Maddox’s jaw drops open. “Say that again, because I thought I heard you say—”

“Everett thinks he’s my brother.”

“That kid is a lot of things. What he isn’t is mentally unstable. He’s sharp as a tack and quirky about how he does things, but not mentally unstable.”

And that’s another person to say the same thing. “Mentally unstable would have been better, but I said he thinks we share a mother. That we are biologically brothers.”

“Biological…impossible.”

“Do you know how old the kid is? I mean exactly. Not sort of.” Math never lies.

Maddox shakes his head. “I think he’s fifteen or sixteen, but you never know. Most of our kids just pick a day for paperwork. With his skills, I figured that when he needed the paperwork, he’d do it himself.”

Makes sense. It wouldn’t take long for him to put himself in the system and request copies be sent to himself. “He’d need to be closer to seventeen or eighteen.”

“Why that old—your mom.”

“Yeah.”

“Is your dad going to kill her? Because we can’t allow that. She can seek sanctuary here.”

Kill? Sanctuary?
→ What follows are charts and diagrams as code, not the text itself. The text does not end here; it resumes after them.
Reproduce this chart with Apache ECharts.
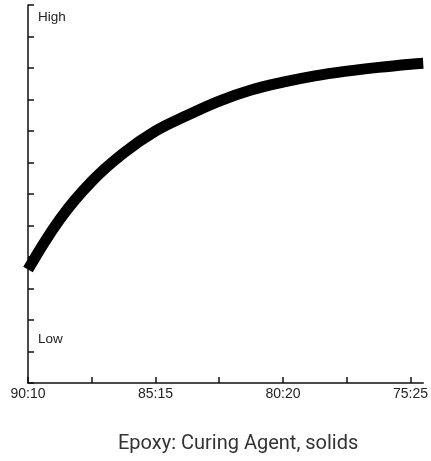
<!DOCTYPE html>
<html>
<head>
<meta charset="utf-8">
<style>html,body{margin:0;padding:0;background:#fff}#c{width:431px;height:461px}</style>
<script src="https://cdn.jsdelivr.net/npm/echarts@6/dist/echarts.min.js"></script>
</head>
<body>
<div id="c"></div>
<script>
// Data
const ratioX = [0, 0.5, 1, 1.5, 2, 2.5, 3, 3.5, 4, 4.5, 5, 5.5, 6, 6.2];
const propertyY = [3.6, 5.2, 6.4, 7.3, 8.0, 8.5, 8.95, 9.3, 9.55, 9.75, 9.9, 10.02, 10.12, 10.15];
const xTickValues = [0, 1, 2, 3, 4, 5, 6];
const xLabelValues = [0, 2, 4, 6];
const xLabelTexts = ['90:10', '85:15', '80:20', '75:25'];
const yLabelValues = [1.4, 11.6];
const yLabelTexts = ['Low', 'High'];
const chartTitle = 'Epoxy: Curing Agent, solids';

const chart = echarts.init(document.getElementById('c'), null, {renderer: 'canvas'});
chart.setOption({
  animation: false,
  backgroundColor: '#fff',
  title: {
    text: chartTitle,
    left: 113, top: 429,
    textStyle: {fontFamily: 'Roboto', fontSize: 20, fontWeight: 'normal', color: '#333'}
  },
  grid: {left: 28, right: 6, top: 5, bottom: 78, containLabel: false},
  xAxis: {
    type: 'value', min: 0, max: 6.2,
    splitLine: {show: false},
    axisLine: {lineStyle: {color: '#111', width: 1.5}},
    axisTick: {inside: true, length: 6, customValues: xTickValues, lineStyle: {color: '#111', width: 1.5}},
    axisLabel: {
      customValues: xLabelValues, margin: 4,
      fontFamily: 'Liberation Sans', fontSize: 14, color: '#222',
      formatter: v => { const i = xLabelValues.indexOf(v); return i >= 0 ? xLabelTexts[i] : ''; }
    }
  },
  yAxis: {
    type: 'value', min: 0, max: 12, interval: 1,
    splitLine: {show: false},
    axisLine: {show: true, lineStyle: {color: '#111', width: 1.5}},
    axisTick: {show: true, inside: true, length: 6, lineStyle: {color: '#111', width: 1.5}},
    axisLabel: {
      inside: true, customValues: yLabelValues, margin: 10,
      fontFamily: 'Liberation Sans', fontSize: 13.5, color: '#222',
      formatter: v => { const i = yLabelValues.indexOf(v); return i >= 0 ? yLabelTexts[i] : ''; }
    }
  },
  series: [{
    type: 'line',
    data: ratioX.map((x, i) => [x, propertyY[i]]),
    smooth: 0.4,
    showSymbol: false,
    clip: true,
    lineStyle: {color: '#000', width: 11, cap: 'butt', join: 'round'}
  }]
});
</script>
</body>
</html>
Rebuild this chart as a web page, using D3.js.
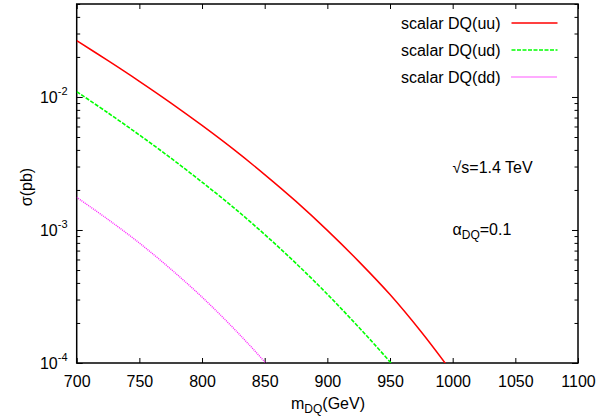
<!DOCTYPE html>
<html>
<head>
<meta charset="utf-8">
<script src="https://cdn.jsdelivr.net/npm/d3@7"></script>
<style>
  html, body { margin: 0; padding: 0; background: #fff; }
  svg { display: block; font-family: "Liberation Sans", Arial, Helvetica, sans-serif; }
</style>
</head>
<body>
<svg id="chart" width="599" height="418"></svg>
<script>
// ---- data ----
const masses = [700, 725, 750, 775, 800, 825, 850, 875, 900, 925, 950, 975, 1000];
const sigmaUU = [0.02649, 0.01875, 0.01312, 0.00904, 0.00611, 0.00405, 0.00261, 0.00164, 0.000993, 0.000581, 0.000327, 0.000171, 0.0000839];
const sigmaUD = [0.01096, 0.00759, 0.00518, 0.00348, 0.00229, 0.00148, 0.000925, 0.000561, 0.000329, 0.000186, 0.000102, 0.0000537, 0.0000270];
const sigmaDD = [0.00176, 0.00120, 0.000798, 0.000509, 0.000313, 0.000183, 0.000102, 0.0000537, 0.0000270, 0.0000130, 0.0000060, 0.0000027, 0.0000012];
const seriesNames = ["scalar DQ(uu)", "scalar DQ(ud)", "scalar DQ(dd)"];
const xTicks = [700, 750, 800, 850, 900, 950, 1000, 1050, 1100];
const yMajorTicks = [1e-4, 1e-3, 1e-2];
const yMajorExp = ["-4", "-3", "-2"];

// ---- layout ----
const L = 76.7, R = 578, T = 4, B = 363;
const svg = d3.select("#chart");

const x = d3.scaleLinear().domain([700, 1100]).range([L, R]);
const y = d3.scaleLog().domain([1e-4, 5e-2]).range([B, T]);

const minorTicks = [];
[1e-4, 1e-3, 1e-2].forEach(d => {
  for (let k = 2; k <= 9; k++) { const v = k * d; if (v <= 5e-2) minorTicks.push(v); }
});

svg.append("defs").append("clipPath").attr("id", "plotclip")
  .append("rect").attr("x", L).attr("y", T).attr("width", R - L).attr("height", B - T);

// axes (ticks inward)
const axisG = svg.append("g").attr("class", "axes");
function styleAxis(g) {
  g.select(".domain").remove();
  g.selectAll(".tick line").attr("stroke", "#000").attr("stroke-width", 1);
}
axisG.append("g").attr("transform", `translate(0,${B})`)
  .call(d3.axisBottom(x).tickValues(xTicks).tickSize(-5).tickSizeOuter(0).tickPadding(12.5).tickFormat(d3.format("d")))
  .call(styleAxis)
  .call(g => g.selectAll(".tick text").attr("font-size", 16).attr("fill", "#000").attr("font-family", "Liberation Sans, Arial, sans-serif"));
axisG.append("g").attr("transform", `translate(0,${T})`)
  .call(d3.axisTop(x).tickValues(xTicks).tickSize(-5).tickSizeOuter(0).tickFormat(""))
  .call(styleAxis);
axisG.append("g").attr("transform", `translate(${L},0)`)
  .call(d3.axisLeft(y).tickValues(yMajorTicks).tickSize(-6).tickSizeOuter(0).tickFormat(""))
  .call(styleAxis);
axisG.append("g").attr("transform", `translate(${L},0)`)
  .call(d3.axisLeft(y).tickValues(minorTicks).tickSize(-3.5).tickSizeOuter(0).tickFormat(""))
  .call(styleAxis);
axisG.append("g").attr("transform", `translate(${R},0)`)
  .call(d3.axisRight(y).tickValues(yMajorTicks).tickSize(-6).tickSizeOuter(0).tickFormat(""))
  .call(styleAxis);
axisG.append("g").attr("transform", `translate(${R},0)`)
  .call(d3.axisRight(y).tickValues(minorTicks).tickSize(-3.5).tickSizeOuter(0).tickFormat(""))
  .call(styleAxis);

// y tick labels with superscripts
yMajorTicks.forEach((v, i) => {
  const t = svg.append("text").attr("x", 67.5).attr("y", y(v) + 6)
    .attr("text-anchor", "end").attr("font-size", 16).attr("fill", "#000");
  t.append("tspan").text("10");
  t.append("tspan").attr("font-size", 11).attr("dy", -8).text(yMajorExp[i]);
});

// frame
svg.append("rect").attr("x", L).attr("y", T).attr("width", R - L).attr("height", B - T)
  .attr("fill", "none").attr("stroke", "#000").attr("stroke-width", 1.5);

// curves
const series = [
  { name: seriesNames[0], values: sigmaUU, color: "#ff0000", dash: null, width: 1.5 },
  { name: seriesNames[1], values: sigmaUD, color: "#00ff00", dash: "4,1.5", width: 1.6 },
  { name: seriesNames[2], values: sigmaDD, color: "#ff22ff", dash: "1,1", width: 1.4 }
];
const line = d3.line().x(d => x(d[0])).y(d => y(d[1])).curve(d3.curveCatmullRom);
const plotG = svg.append("g").attr("clip-path", "url(#plotclip)");
series.forEach(s => {
  plotG.append("path")
    .datum(masses.map((m, i) => [m, s.values[i]]))
    .attr("d", line)
    .attr("fill", "none")
    .attr("stroke", s.color)
    .attr("stroke-width", s.width)
    .attr("stroke-dasharray", s.dash);
});

// legend
const legendRows = [23, 50, 77];
series.forEach((s, i) => {
  svg.append("text").attr("x", 500.5).attr("y", legendRows[i] + 5.8)
    .attr("text-anchor", "end").attr("font-size", 16).attr("fill", "#000").text(s.name);
  svg.append("line").attr("x1", 511.5).attr("x2", 557.5)
    .attr("y1", legendRows[i]).attr("y2", legendRows[i])
    .attr("stroke", s.color).attr("stroke-width", s.width).attr("stroke-dasharray", s.dash);
});

// annotations
svg.append("text").attr("x", 452.5).attr("y", 172.5).attr("font-size", 16).attr("fill", "#000")
  .text("\u221As=1.4 TeV");
const a = svg.append("text").attr("x", 452.5).attr("y", 235).attr("font-size", 16).attr("fill", "#000");
a.append("tspan").text("\u03B1");
a.append("tspan").attr("font-size", 12).attr("dy", 4).text("DQ");
a.append("tspan").attr("dy", -4).text("=0.1");

// axis titles
const xt = svg.append("text").attr("x", 328).attr("y", 409).attr("text-anchor", "middle")
  .attr("font-size", 16).attr("fill", "#000");
xt.append("tspan").text("m");
xt.append("tspan").attr("font-size", 12).attr("dy", 4).text("DQ");
xt.append("tspan").attr("dy", -4).text("(GeV)");

svg.append("text").attr("transform", "translate(32,187) rotate(-90)")
  .attr("text-anchor", "middle").attr("font-size", 16).attr("fill", "#000").text("\u03C3(pb)");
</script>
</body>
</html>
What are— “MY MOM DIDN’T CHEAT ON MY DAD!”

The Street gets unusually quiet as dozens of little eyes turn to me.

“Take a breath. I only meant—”

“I know what you meant.” My mind does. The rage inside of me wants to unleash itself on someone. “My mother wouldn’t cheat on my father.”

“Then Everett is lying. Kids do that.” But Maddox’s tone says the same thing as everyone else’s has. He doesn’t think the kid is lying.

I don’t think the kid is lying either.

That’s the part I hate the most. “My mother won’t need sanctuary. My father would die rather than harm her.” But they will have one massive fight when he finds out someone might have harmed her. “I’m going to get some DNA and my employee back.”

“You’ll keep me in the loop.”

Yeah right. “This is family business.”

Maddox stands up. “Everett is my business. You’ll keep me in the loop.” Then walks away.

This is going to make for an interesting Sunday dinner.